## MATERIAL PROVIDED
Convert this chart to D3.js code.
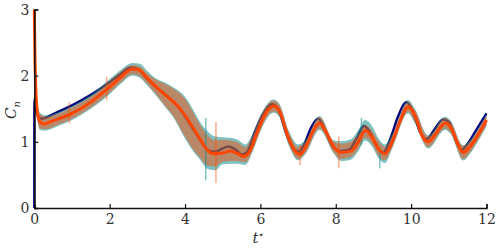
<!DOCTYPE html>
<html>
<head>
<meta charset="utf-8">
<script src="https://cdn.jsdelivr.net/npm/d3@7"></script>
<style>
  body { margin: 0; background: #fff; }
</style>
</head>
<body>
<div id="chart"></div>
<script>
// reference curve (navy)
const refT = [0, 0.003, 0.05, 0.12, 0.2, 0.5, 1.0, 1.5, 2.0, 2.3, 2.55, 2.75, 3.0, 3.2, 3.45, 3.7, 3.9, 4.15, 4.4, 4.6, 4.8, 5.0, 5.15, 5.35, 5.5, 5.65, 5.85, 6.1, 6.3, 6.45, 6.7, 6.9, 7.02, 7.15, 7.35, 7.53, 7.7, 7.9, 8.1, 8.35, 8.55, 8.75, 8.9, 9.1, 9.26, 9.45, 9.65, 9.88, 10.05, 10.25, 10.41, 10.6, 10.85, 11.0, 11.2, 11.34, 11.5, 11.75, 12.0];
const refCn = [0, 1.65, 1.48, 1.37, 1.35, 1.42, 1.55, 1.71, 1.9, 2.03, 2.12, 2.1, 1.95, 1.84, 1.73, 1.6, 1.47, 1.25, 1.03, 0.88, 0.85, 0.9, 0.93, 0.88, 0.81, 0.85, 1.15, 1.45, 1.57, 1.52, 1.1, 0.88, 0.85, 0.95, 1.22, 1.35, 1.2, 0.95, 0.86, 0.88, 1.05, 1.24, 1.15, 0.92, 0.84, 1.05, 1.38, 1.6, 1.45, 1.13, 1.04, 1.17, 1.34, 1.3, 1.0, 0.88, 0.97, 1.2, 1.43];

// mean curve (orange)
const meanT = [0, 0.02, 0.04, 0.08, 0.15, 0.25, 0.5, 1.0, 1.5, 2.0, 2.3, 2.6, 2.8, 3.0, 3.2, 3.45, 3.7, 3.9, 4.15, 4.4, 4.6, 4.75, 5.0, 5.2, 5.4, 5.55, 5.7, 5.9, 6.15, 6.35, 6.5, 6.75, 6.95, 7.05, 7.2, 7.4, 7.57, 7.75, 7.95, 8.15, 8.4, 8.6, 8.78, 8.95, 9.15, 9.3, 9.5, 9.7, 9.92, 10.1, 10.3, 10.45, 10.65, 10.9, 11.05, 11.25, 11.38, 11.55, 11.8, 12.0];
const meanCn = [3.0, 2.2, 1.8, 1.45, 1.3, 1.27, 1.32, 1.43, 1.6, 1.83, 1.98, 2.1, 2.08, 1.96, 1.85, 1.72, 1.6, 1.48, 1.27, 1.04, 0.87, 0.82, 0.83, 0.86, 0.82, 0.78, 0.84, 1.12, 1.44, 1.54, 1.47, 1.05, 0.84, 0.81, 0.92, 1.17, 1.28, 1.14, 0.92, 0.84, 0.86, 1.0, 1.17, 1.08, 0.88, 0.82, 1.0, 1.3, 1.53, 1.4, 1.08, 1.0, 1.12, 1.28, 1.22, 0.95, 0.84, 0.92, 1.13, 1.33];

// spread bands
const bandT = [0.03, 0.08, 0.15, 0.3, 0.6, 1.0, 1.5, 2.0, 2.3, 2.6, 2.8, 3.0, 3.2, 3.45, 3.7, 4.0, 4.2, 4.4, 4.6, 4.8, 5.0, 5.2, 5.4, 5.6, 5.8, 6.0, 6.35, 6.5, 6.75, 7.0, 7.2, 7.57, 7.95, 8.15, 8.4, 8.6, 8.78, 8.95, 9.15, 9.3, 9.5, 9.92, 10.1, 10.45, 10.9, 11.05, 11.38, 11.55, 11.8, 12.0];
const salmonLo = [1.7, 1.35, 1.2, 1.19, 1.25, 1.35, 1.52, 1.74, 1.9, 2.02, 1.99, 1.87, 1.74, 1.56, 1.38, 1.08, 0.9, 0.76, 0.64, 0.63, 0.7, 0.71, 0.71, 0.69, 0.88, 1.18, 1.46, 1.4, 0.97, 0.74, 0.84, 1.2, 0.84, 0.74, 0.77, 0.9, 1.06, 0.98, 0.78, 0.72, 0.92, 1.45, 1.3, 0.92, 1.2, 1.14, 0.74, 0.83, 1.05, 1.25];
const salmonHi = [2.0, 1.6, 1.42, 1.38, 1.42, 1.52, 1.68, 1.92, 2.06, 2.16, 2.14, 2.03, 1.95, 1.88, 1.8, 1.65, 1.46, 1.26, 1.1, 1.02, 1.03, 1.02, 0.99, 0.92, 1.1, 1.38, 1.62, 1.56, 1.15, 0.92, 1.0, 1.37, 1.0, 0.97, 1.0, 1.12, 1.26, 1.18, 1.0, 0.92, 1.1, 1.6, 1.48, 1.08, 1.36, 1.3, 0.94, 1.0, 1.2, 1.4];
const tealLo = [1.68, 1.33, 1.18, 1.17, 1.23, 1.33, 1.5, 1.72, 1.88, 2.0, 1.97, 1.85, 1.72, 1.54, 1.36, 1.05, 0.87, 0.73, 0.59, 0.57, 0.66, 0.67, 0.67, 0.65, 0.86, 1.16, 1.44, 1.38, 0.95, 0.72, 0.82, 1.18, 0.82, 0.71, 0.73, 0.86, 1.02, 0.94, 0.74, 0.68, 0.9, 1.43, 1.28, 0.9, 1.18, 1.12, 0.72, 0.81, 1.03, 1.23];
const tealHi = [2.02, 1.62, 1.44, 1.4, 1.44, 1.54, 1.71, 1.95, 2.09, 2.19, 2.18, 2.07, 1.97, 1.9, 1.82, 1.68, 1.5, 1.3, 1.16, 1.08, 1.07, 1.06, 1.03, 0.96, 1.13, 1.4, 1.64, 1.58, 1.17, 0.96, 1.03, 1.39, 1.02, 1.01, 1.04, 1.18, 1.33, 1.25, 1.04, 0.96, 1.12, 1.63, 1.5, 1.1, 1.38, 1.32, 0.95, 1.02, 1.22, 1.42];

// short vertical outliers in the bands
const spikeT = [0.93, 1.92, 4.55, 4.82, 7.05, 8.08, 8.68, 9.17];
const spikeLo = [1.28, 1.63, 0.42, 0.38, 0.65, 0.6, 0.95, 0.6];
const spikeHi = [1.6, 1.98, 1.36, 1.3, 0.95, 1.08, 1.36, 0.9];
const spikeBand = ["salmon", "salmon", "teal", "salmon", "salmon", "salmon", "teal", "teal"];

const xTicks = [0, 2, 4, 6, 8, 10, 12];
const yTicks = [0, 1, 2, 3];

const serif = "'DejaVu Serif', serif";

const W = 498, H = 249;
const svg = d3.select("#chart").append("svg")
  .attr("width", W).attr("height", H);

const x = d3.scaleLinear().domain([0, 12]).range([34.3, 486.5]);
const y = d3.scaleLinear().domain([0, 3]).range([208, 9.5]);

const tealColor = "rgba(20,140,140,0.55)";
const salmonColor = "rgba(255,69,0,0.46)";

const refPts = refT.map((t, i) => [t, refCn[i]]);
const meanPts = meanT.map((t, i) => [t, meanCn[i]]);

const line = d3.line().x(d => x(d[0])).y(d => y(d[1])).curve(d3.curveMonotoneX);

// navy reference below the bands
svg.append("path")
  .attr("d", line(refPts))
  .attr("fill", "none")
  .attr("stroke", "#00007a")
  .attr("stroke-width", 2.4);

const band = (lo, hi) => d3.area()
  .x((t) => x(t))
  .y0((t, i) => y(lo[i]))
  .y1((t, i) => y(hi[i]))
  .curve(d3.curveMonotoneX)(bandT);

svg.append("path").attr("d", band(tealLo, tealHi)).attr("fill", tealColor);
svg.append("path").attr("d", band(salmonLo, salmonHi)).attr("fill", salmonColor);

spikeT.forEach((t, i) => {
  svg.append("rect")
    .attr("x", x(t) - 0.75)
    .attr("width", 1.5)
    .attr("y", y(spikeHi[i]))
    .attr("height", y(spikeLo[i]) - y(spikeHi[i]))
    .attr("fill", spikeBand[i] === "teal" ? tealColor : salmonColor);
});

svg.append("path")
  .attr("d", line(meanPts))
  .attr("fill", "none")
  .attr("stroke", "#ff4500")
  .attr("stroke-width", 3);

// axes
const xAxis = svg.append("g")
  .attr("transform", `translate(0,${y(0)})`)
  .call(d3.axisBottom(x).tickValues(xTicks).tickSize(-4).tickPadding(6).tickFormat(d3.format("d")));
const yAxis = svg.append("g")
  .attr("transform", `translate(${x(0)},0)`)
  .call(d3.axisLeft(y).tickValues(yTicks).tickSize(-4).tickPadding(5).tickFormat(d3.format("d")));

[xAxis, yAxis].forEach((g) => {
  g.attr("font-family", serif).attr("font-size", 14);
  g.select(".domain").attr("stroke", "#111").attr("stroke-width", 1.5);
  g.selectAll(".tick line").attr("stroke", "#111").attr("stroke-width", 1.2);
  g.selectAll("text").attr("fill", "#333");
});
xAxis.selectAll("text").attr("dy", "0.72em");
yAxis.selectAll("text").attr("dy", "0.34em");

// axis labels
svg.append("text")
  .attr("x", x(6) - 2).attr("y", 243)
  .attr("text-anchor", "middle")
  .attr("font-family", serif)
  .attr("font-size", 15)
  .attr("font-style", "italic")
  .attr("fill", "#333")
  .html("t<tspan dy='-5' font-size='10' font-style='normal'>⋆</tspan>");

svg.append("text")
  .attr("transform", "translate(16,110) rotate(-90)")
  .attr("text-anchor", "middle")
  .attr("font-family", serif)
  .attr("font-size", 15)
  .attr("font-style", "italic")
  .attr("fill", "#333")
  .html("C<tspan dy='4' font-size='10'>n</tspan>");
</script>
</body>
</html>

## EXERCISE GOAL
Take the lines from the start of the material to the line with "0.92, 1.13, 1.33];", both included, and transcribe them exactly without the pictures.

## SOLUTION
Convert this chart to D3.js code.
<!DOCTYPE html>
<html>
<head>
<meta charset="utf-8">
<script src="https://cdn.jsdelivr.net/npm/d3@7"></script>
<style>
  body { margin: 0; background: #fff; }
</style>
</head>
<body>
<div id="chart"></div>
<script>
// reference curve (navy)
const refT = [0, 0.003, 0.05, 0.12, 0.2, 0.5, 1.0, 1.5, 2.0, 2.3, 2.55, 2.75, 3.0, 3.2, 3.45, 3.7, 3.9, 4.15, 4.4, 4.6, 4.8, 5.0, 5.15, 5.35, 5.5, 5.65, 5.85, 6.1, 6.3, 6.45, 6.7, 6.9, 7.02, 7.15, 7.35, 7.53, 7.7, 7.9, 8.1, 8.35, 8.55, 8.75, 8.9, 9.1, 9.26, 9.45, 9.65, 9.88, 10.05, 10.25, 10.41, 10.6, 10.85, 11.0, 11.2, 11.34, 11.5, 11.75, 12.0];
const refCn = [0, 1.65, 1.48, 1.37, 1.35, 1.42, 1.55, 1.71, 1.9, 2.03, 2.12, 2.1, 1.95, 1.84, 1.73, 1.6, 1.47, 1.25, 1.03, 0.88, 0.85, 0.9, 0.93, 0.88, 0.81, 0.85, 1.15, 1.45, 1.57, 1.52, 1.1, 0.88, 0.85, 0.95, 1.22, 1.35, 1.2, 0.95, 0.86, 0.88, 1.05, 1.24, 1.15, 0.92, 0.84, 1.05, 1.38, 1.6, 1.45, 1.13, 1.04, 1.17, 1.34, 1.3, 1.0, 0.88, 0.97, 1.2, 1.43];

// mean curve (orange)
const meanT = [0, 0.02, 0.04, 0.08, 0.15, 0.25, 0.5, 1.0, 1.5, 2.0, 2.3, 2.6, 2.8, 3.0, 3.2, 3.45, 3.7, 3.9, 4.15, 4.4, 4.6, 4.75, 5.0, 5.2, 5.4, 5.55, 5.7, 5.9, 6.15, 6.35, 6.5, 6.75, 6.95, 7.05, 7.2, 7.4, 7.57, 7.75, 7.95, 8.15, 8.4, 8.6, 8.78, 8.95, 9.15, 9.3, 9.5, 9.7, 9.92, 10.1, 10.3, 10.45, 10.65, 10.9, 11.05, 11.25, 11.38, 11.55, 11.8, 12.0];
const meanCn = [3.0, 2.2, 1.8, 1.45, 1.3, 1.27, 1.32, 1.43, 1.6, 1.83, 1.98, 2.1, 2.08, 1.96, 1.85, 1.72, 1.6, 1.48, 1.27, 1.04, 0.87, 0.82, 0.83, 0.86, 0.82, 0.78, 0.84, 1.12, 1.44, 1.54, 1.47, 1.05, 0.84, 0.81, 0.92, 1.17, 1.28, 1.14, 0.92, 0.84, 0.86, 1.0, 1.17, 1.08, 0.88, 0.82, 1.0, 1.3, 1.53, 1.4, 1.08, 1.0, 1.12, 1.28, 1.22, 0.95, 0.84, 0.92, 1.13, 1.33];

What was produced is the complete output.